## Task to complete
Output the material exactly, but drop every image it holds.

## Given information
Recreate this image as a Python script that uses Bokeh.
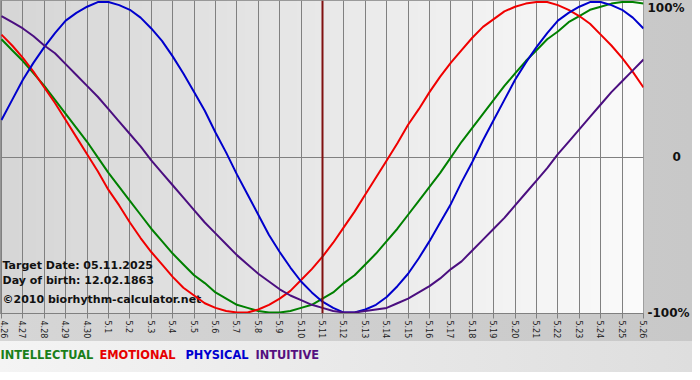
import math
import numpy as np
from bokeh.plotting import figure
from bokeh.layouts import column
from bokeh.models import Range1d, FixedTicker, Span, Label
from bokeh.embed import file_html
from bokeh.resources import INLINE

# ---- data (every half day) ----
days = list(range(31))
day_labels = ["4.26", "4.27", "4.28", "4.29", "4.30",
              "5.1", "5.2", "5.3", "5.4", "5.5", "5.6", "5.7", "5.8", "5.9", "5.10",
              "5.11", "5.12", "5.13", "5.14", "5.15", "5.16", "5.17", "5.18", "5.19",
              "5.20", "5.21", "5.22", "5.23", "5.24", "5.25", "5.26"]
t = [0, 0.5, 1, 1.5, 2, 2.5, 3, 3.5, 4, 4.5, 5, 5.5, 6, 6.5, 7, 7.5, 8, 8.5, 9, 9.5,
     10, 10.5, 11, 11.5, 12, 12.5, 13, 13.5, 14, 14.5, 15, 15.5, 16, 16.5, 17, 17.5, 18, 18.5, 19, 19.5,
     20, 20.5, 21, 21.5, 22, 22.5, 23, 23.5, 24, 24.5, 25, 25.5, 26, 26.5, 27, 27.5, 28, 28.5, 29, 29.5, 30]
intellectual = [76, 69, 62, 54, 46, 37, 28, 19, 10, 0, -10, -19, -28, -37, -46, -54, -62, -69, -76, -81,
                -87, -91, -95, -97, -99, -100, -100, -99, -97, -95, -91, -87, -81, -76, -69, -62, -54, -46, -37, -28,
                -19, -10, 0, 10, 19, 28, 37, 46, 54, 62, 69, 76, 81, 87, 91, 95, 97, 99, 100, 100, 99]
emotional = [79, 72, 64, 55, 45, 35, 24, 13, 2, -9, -21, -31, -42, -52, -61, -69, -77, -84, -89, -94,
             -97, -99, -100, -100, -98, -95, -91, -86, -79, -72, -64, -55, -45, -35, -24, -13, -2, 9, 21, 31,
             42, 52, 61, 69, 77, 84, 89, 94, 97, 99, 100, 100, 98, 95, 91, 86, 79, 72, 64, 55, 45]
physical = [24, 37, 50, 61, 71, 80, 88, 93, 97, 100, 100, 98, 95, 90, 83, 75, 65, 54, 42, 30,
            16, 3, -11, -24, -37, -50, -61, -71, -80, -87, -93, -97, -100, -100, -98, -95, -90, -83, -75, -65,
            -54, -42, -30, -16, -3, 11, 24, 37, 50, 61, 71, 80, 88, 93, 97, 100, 100, 98, 95, 90, 83]
intuitive = [91, 87, 83, 78, 72, 67, 60, 53, 46, 39, 31, 23, 15, 7, -2, -10, -18, -26, -34, -42,
             -49, -56, -63, -69, -75, -80, -85, -89, -92, -95, -97, -99, -100, -100, -99, -98, -97, -94, -91, -87,
             -83, -78, -72, -67, -60, -53, -46, -39, -31, -23, -15, -7, 2, 10, 18, 26, 34, 42, 49, 56, 63]
target_day = 15
y_ticks = [-100, 0, 100]
y_tick_labels = ["-100%", "\u2007\u2007\u20070", "100%"]
info_lines = ["Target Date: 05.11.2025", "Day of birth: 12.02.1863", "\u00a92010 biorhythm-calculator.net"]
info_y = [-69.9, -79.3, -91.9]
legend_names = ["INTELLECTUAL", "EMOTIONAL", "PHYSICAL", "INTUITIVE"]

# ---- style ----
FONT = "DejaVu Sans"
c_int, c_emo, c_phy, c_itu = "#008000", "#f00000", "#0000cc", "#4b0f80"
legend_colors = ["#1a7f1a", "#e60000", "#0000d0", "#55107f"]
legend_x = [0, 99, 185, 255]

x0, x1 = -0.046, 30.0
y0, y1 = -100.6, 101.0
W = 692
H_MAIN = 341
H_LEG = 31

p = figure(width=W, height=H_MAIN, output_backend="svg", toolbar_location=None,
           x_range=Range1d(x0, x1), y_range=Range1d(y0, y1),
           y_axis_location="right",
           min_border_left=0, min_border_top=0, min_border_right=49, min_border_bottom=24)
p.border_fill_color = None
p.background_fill_color = None
p.outline_line_color = "#808080"
p.styles = {"background": "linear-gradient(to right, #d6d6d6, #c8c8c8)"}

# plot-area gradient
n = 256
grad = np.linspace(214, 251, n).astype(np.uint8)
img = np.zeros((1, n), dtype=np.uint32)
view = img.view(dtype=np.uint8).reshape((1, n, 4))
view[0, :, 0] = grad
view[0, :, 1] = grad
view[0, :, 2] = grad
view[0, :, 3] = 255
p.image_rgba(image=[img], x=x0, y=y0, dw=x1 - x0, dh=y1 - y0, level="image")

# grid
p.xgrid.ticker = FixedTicker(ticks=days)
p.xgrid.grid_line_color = "#808080"
p.ygrid.ticker = FixedTicker(ticks=[0])
p.ygrid.grid_line_color = "#808080"

# bottom axis
p.xaxis.ticker = FixedTicker(ticks=days)
p.xaxis.major_label_overrides = {d: l for d, l in zip(days, day_labels)}
p.xaxis.major_label_orientation = -math.pi / 2
p.xaxis.major_label_text_font = FONT
p.xaxis.major_label_text_font_size = "8px"
p.xaxis.major_label_text_color = "#222222"
p.xaxis.major_label_standoff = 2
p.xaxis.major_tick_in = 0
p.xaxis.major_tick_out = 5
p.xaxis.major_tick_line_color = "#808080"
p.xaxis.minor_tick_line_color = None
p.xaxis.axis_line_color = "#808080"

# right axis
p.yaxis.ticker = FixedTicker(ticks=y_ticks)
p.yaxis.major_label_overrides = {tk: l for tk, l in zip(y_ticks, y_tick_labels)}
p.yaxis.major_label_text_font = FONT
p.yaxis.major_label_text_font_style = "bold"
p.yaxis.major_label_text_font_size = "12px"
p.yaxis.major_label_text_color = "#111111"
p.yaxis.major_label_standoff = 4
p.yaxis.major_tick_in = 0
p.yaxis.major_tick_out = 0
p.yaxis.major_tick_line_color = None
p.yaxis.minor_tick_line_color = None
p.yaxis.axis_line_color = None

# info text
for txt, yy in zip(info_lines, info_y):
    p.add_layout(Label(x=x0, y=yy, x_offset=2, text=txt, text_font=FONT, text_font_style="bold",
                       text_font_size="11px", text_color="#111111", text_baseline="middle",
                       level="underlay"))

# curves
p.line(t, intellectual, line_color=c_int, line_width=2)
p.line(t, emotional, line_color=c_emo, line_width=2)
p.line(t, physical, line_color=c_phy, line_width=2)
p.line(t, intuitive, line_color=c_itu, line_width=2)

# target date line
p.add_layout(Span(location=target_day, dimension="height", line_color="#801010", line_width=2))

# legend strip
q = figure(width=W, height=H_LEG, output_backend="svg", toolbar_location=None,
           x_range=Range1d(0, W), y_range=Range1d(0, H_LEG),
           x_axis_type=None, y_axis_type=None,
           min_border=0, min_border_left=0, min_border_right=0, min_border_top=0, min_border_bottom=0)
q.grid.visible = False
q.outline_line_color = None
q.border_fill_color = None
q.background_fill_color = None
q.styles = {"background": "linear-gradient(to right, #f4f4f4, #dedede)"}
for name, col, xx in zip(legend_names, legend_colors, legend_x):
    q.add_layout(Label(x=xx, y=H_LEG - 13, x_units="screen", text=name, text_font=FONT,
                       text_font_style="bold", text_font_size="11.4px", text_color=col,
                       text_baseline="middle"))

layout = column(p, q, spacing=0)
open("out.html", "w").write(file_html(layout, INLINE))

## Result for this exercise
Recreate this image as a Python script that uses Bokeh.
import math
import numpy as np
from bokeh.plotting import figure
from bokeh.layouts import column
from bokeh.models import Range1d, FixedTicker, Span, Label
from bokeh.embed import file_html
from bokeh.resources import INLINE

# ---- data (every half day) ----
days = list(range(31))
day_labels = ["4.26", "4.27", "4.28", "4.29", "4.30",
              "5.1", "5.2", "5.3", "5.4", "5.5", "5.6", "5.7", "5.8", "5.9", "5.10",
              "5.11", "5.12", "5.13", "5.14", "5.15", "5.16", "5.17", "5.18", "5.19",
              "5.20", "5.21", "5.22", "5.23", "5.24", "5.25", "5.26"]
t = [0, 0.5, 1, 1.5, 2, 2.5, 3, 3.5, 4, 4.5, 5, 5.5, 6, 6.5, 7, 7.5, 8, 8.5, 9, 9.5,
     10, 10.5, 11, 11.5, 12, 12.5, 13, 13.5, 14, 14.5, 15, 15.5, 16, 16.5, 17, 17.5, 18, 18.5, 19, 19.5,
     20, 20.5, 21, 21.5, 22, 22.5, 23, 23.5, 24, 24.5, 25, 25.5, 26, 26.5, 27, 27.5, 28, 28.5, 29, 29.5, 30]
intellectual = [76, 69, 62, 54, 46, 37, 28, 19, 10, 0, -10, -19, -28, -37, -46, -54, -62, -69, -76, -81,
                -87, -91, -95, -97, -99, -100, -100, -99, -97, -95, -91, -87, -81, -76, -69, -62, -54, -46, -37, -28,
                -19, -10, 0, 10, 19, 28, 37, 46, 54, 62, 69, 76, 81, 87, 91, 95, 97, 99, 100, 100, 99]
emotional = [79, 72, 64, 55, 45, 35, 24, 13, 2, -9, -21, -31, -42, -52, -61, -69, -77, -84, -89, -94,
             -97, -99, -100, -100, -98, -95, -91, -86, -79, -72, -64, -55, -45, -35, -24, -13, -2, 9, 21, 31,
             42, 52, 61, 69, 77, 84, 89, 94, 97, 99, 100, 100, 98, 95, 91, 86, 79, 72, 64, 55, 45]
physical = [24, 37, 50, 61, 71, 80, 88, 93, 97, 100, 100, 98, 95, 90, 83, 75, 65, 54, 42, 30,
            16, 3, -11, -24, -37, -50, -61, -71, -80, -87, -93, -97, -100, -100, -98, -95, -90, -83, -75, -65,
            -54, -42, -30, -16, -3, 11, 24, 37, 50, 61, 71, 80, 88, 93, 97, 100, 100, 98, 95, 90, 83]
intuitive = [91, 87, 83, 78, 72, 67, 60, 53, 46, 39, 31, 23, 15, 7, -2, -10, -18, -26, -34, -42,
             -49, -56, -63, -69, -75, -80, -85, -89, -92, -95, -97, -99, -100, -100, -99, -98, -97, -94, -91, -87,
             -83, -78, -72, -67, -60, -53, -46, -39, -31, -23, -15, -7, 2, 10, 18, 26, 34, 42, 49, 56, 63]
target_day = 15
y_ticks = [-100, 0, 100]
y_tick_labels = ["-100%", "\u2007\u2007\u20070", "100%"]
info_lines = ["Target Date: 05.11.2025", "Day of birth: 12.02.1863", "\u00a92010 biorhythm-calculator.net"]
info_y = [-69.9, -79.3, -91.9]
legend_names = ["INTELLECTUAL", "EMOTIONAL", "PHYSICAL", "INTUITIVE"]

# ---- style ----
FONT = "DejaVu Sans"
c_int, c_emo, c_phy, c_itu = "#008000", "#f00000", "#0000cc", "#4b0f80"
legend_colors = ["#1a7f1a", "#e60000", "#0000d0", "#55107f"]
legend_x = [0, 99, 185, 255]

x0, x1 = -0.046, 30.0
y0, y1 = -100.6, 101.0
W = 692
H_MAIN = 341
H_LEG = 31

p = figure(width=W, height=H_MAIN, output_backend="svg", toolbar_location=None,
           x_range=Range1d(x0, x1), y_range=Range1d(y0, y1),
           y_axis_location="right",
           min_border_left=0, min_border_top=0, min_border_right=49, min_border_bottom=24)
p.border_fill_color = None
p.background_fill_color = None
p.outline_line_color = "#808080"
p.styles = {"background": "linear-gradient(to right, #d6d6d6, #c8c8c8)"}

# plot-area gradient
n = 256
grad = np.linspace(214, 251, n).astype(np.uint8)
img = np.zeros((1, n), dtype=np.uint32)
view = img.view(dtype=np.uint8).reshape((1, n, 4))
view[0, :, 0] = grad
view[0, :, 1] = grad
view[0, :, 2] = grad
view[0, :, 3] = 255
p.image_rgba(image=[img], x=x0, y=y0, dw=x1 - x0, dh=y1 - y0, level="image")

# grid
p.xgrid.ticker = FixedTicker(ticks=days)
p.xgrid.grid_line_color = "#808080"
p.ygrid.ticker = FixedTicker(ticks=[0])
p.ygrid.grid_line_color = "#808080"

# bottom axis
p.xaxis.ticker = FixedTicker(ticks=days)
p.xaxis.major_label_overrides = {d: l for d, l in zip(days, day_labels)}
p.xaxis.major_label_orientation = -math.pi / 2
p.xaxis.major_label_text_font = FONT
p.xaxis.major_label_text_font_size = "8px"
p.xaxis.major_label_text_color = "#222222"
p.xaxis.major_label_standoff = 2
p.xaxis.major_tick_in = 0
p.xaxis.major_tick_out = 5
p.xaxis.major_tick_line_color = "#808080"
p.xaxis.minor_tick_line_color = None
p.xaxis.axis_line_color = "#808080"

# right axis
p.yaxis.ticker = FixedTicker(ticks=y_ticks)
p.yaxis.major_label_overrides = {tk: l for tk, l in zip(y_ticks, y_tick_labels)}
p.yaxis.major_label_text_font = FONT
p.yaxis.major_label_text_font_style = "bold"
p.yaxis.major_label_text_font_size = "12px"
p.yaxis.major_label_text_color = "#111111"
p.yaxis.major_label_standoff = 4
p.yaxis.major_tick_in = 0
p.yaxis.major_tick_out = 0
p.yaxis.major_tick_line_color = None
p.yaxis.minor_tick_line_color = None
p.yaxis.axis_line_color = None

# info text
for txt, yy in zip(info_lines, info_y):
    p.add_layout(Label(x=x0, y=yy, x_offset=2, text=txt, text_font=FONT, text_font_style="bold",
                       text_font_size="11px", text_color="#111111", text_baseline="middle",
                       level="underlay"))

# curves
p.line(t, intellectual, line_color=c_int, line_width=2)
p.line(t, emotional, line_color=c_emo, line_width=2)
p.line(t, physical, line_color=c_phy, line_width=2)
p.line(t, intuitive, line_color=c_itu, line_width=2)

# target date line
p.add_layout(Span(location=target_day, dimension="height", line_color="#801010", line_width=2))

# legend strip
q = figure(width=W, height=H_LEG, output_backend="svg", toolbar_location=None,
           x_range=Range1d(0, W), y_range=Range1d(0, H_LEG),
           x_axis_type=None, y_axis_type=None,
           min_border=0, min_border_left=0, min_border_right=0, min_border_top=0, min_border_bottom=0)
q.grid.visible = False
q.outline_line_color = None
q.border_fill_color = None
q.background_fill_color = None
q.styles = {"background": "linear-gradient(to right, #f4f4f4, #dedede)"}
for name, col, xx in zip(legend_names, legend_colors, legend_x):
    q.add_layout(Label(x=xx, y=H_LEG - 13, x_units="screen", text=name, text_font=FONT,
                       text_font_style="bold", text_font_size="11.4px", text_color=col,
                       text_baseline="middle"))

layout = column(p, q, spacing=0)
open("out.html", "w").write(file_html(layout, INLINE))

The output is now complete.